Lee points out that one scene was even filmed in a real Toronto brothel, although she takes care not to reveal its location. "It's kind of like a documentary," Lee says of prioritizing unvarnished honesty. "With real locations, there's a veracity. There's an incredible quality of real life. Everyone's real life is full of extraordinary experiences, and it's really hard to confabulate that stuff."

Paying for It is nothing if not unflinchingly vulnerable. The film has been in the works for over a decade, as Lee approached Brown about adapting his graphic novel shortly after it was published. The script went through a long string of iterations: Lee would work on it, hit a roadblock, set it aside to work on other projects, and then pick it up again a couple of years later. Finally, she found the right narrative beats, expanding what Lee calls the "myopic" self-focus of Brown's graphic novel for one that leaves space to chronicle her own journey (as a fictionalized version of herself named Sonny) as well as humanizing the sex workers Brown hires.

Lee consulted with real-life sex workers in order to flesh out the film's characters — including local writer and actor Andrea Werhun, who previously worked as a sex worker and served as a consultant on last year's Anora, and has an acting role in Paying for It.

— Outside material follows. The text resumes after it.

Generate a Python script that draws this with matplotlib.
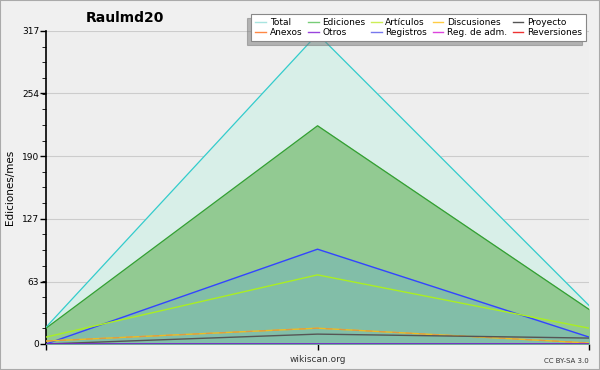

Although the film isn't overtly didactic in the way it empowers sex workers and johns, preferring to show rather than tell, Lee is passionate about advocating for the right of the industry to exist.

"Paying For It is political, and with all my movies, the personal is political. I don't hit the audience over the head with politics," she asserts. "It's important to be able to look at consensual sex work through the lens of labour and realize that criminalizing consensual sex work is an unfair practice. This is labour, and the workers within this field have no rights, or very few rights, and if things go off the rails, they cannot ask for help."

She continues, "I am not a sex worker. I've done sex work-adjacent work — certainly in [2006 film] Shortbus, with non-simulated sex — but I am not a sex worker proper. I look forward to more movies where sex workers can tell their own stories. I think this is almost scratching the surface."